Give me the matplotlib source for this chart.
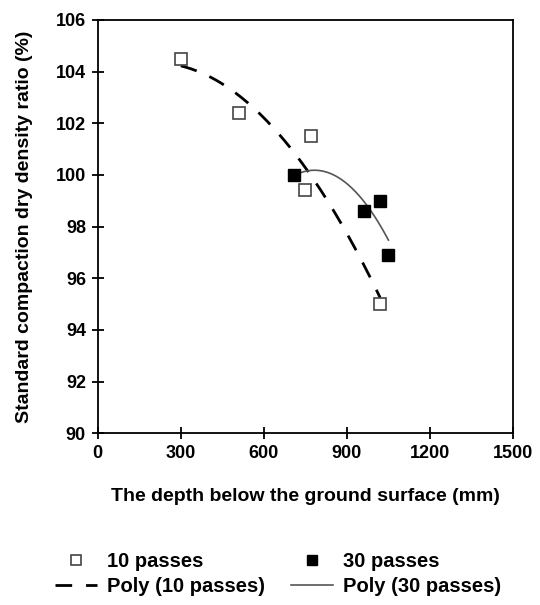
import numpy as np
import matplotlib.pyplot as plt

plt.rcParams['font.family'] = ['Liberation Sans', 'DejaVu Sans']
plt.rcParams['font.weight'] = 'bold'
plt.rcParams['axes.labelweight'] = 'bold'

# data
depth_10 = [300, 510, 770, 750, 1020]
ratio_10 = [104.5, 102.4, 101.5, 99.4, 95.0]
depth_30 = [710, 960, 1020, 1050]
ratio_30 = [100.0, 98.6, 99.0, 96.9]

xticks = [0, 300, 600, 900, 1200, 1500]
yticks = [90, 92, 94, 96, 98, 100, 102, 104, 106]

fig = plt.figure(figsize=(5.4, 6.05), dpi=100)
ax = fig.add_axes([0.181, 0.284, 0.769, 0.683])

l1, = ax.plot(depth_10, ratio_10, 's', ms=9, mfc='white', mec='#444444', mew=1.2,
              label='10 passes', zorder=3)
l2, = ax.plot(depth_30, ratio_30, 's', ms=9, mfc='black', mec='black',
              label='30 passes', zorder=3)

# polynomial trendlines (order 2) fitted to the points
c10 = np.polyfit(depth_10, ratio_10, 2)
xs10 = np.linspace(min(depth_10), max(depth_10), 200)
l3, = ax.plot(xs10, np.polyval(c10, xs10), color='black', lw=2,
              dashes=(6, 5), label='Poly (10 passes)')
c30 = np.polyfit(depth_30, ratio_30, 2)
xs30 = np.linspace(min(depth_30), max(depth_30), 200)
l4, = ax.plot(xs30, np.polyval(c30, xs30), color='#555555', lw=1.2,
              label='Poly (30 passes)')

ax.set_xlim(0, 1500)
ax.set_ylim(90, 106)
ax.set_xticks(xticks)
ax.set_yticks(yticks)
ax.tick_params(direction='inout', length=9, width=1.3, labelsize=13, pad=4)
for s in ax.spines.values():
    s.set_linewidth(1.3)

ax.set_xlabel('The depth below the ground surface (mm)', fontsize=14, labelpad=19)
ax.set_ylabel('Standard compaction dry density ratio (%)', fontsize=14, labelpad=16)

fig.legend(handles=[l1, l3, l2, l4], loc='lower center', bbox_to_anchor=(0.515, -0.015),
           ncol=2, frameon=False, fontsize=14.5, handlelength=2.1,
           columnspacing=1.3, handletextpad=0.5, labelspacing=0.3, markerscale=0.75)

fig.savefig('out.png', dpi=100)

--- --- ---

**The task**. Restate the material word for word from its first line through the line containing "label='30 passes', zorder=3)", both included; the pictures do not belong in it.

**Solved exercise**.
Give me the matplotlib source for this chart.
import numpy as np
import matplotlib.pyplot as plt

plt.rcParams['font.family'] = ['Liberation Sans', 'DejaVu Sans']
plt.rcParams['font.weight'] = 'bold'
plt.rcParams['axes.labelweight'] = 'bold'

# data
depth_10 = [300, 510, 770, 750, 1020]
ratio_10 = [104.5, 102.4, 101.5, 99.4, 95.0]
depth_30 = [710, 960, 1020, 1050]
ratio_30 = [100.0, 98.6, 99.0, 96.9]

xticks = [0, 300, 600, 900, 1200, 1500]
yticks = [90, 92, 94, 96, 98, 100, 102, 104, 106]

fig = plt.figure(figsize=(5.4, 6.05), dpi=100)
ax = fig.add_axes([0.181, 0.284, 0.769, 0.683])

l1, = ax.plot(depth_10, ratio_10, 's', ms=9, mfc='white', mec='#444444', mew=1.2,
              label='10 passes', zorder=3)
l2, = ax.plot(depth_30, ratio_30, 's', ms=9, mfc='black', mec='black',
              label='30 passes', zorder=3)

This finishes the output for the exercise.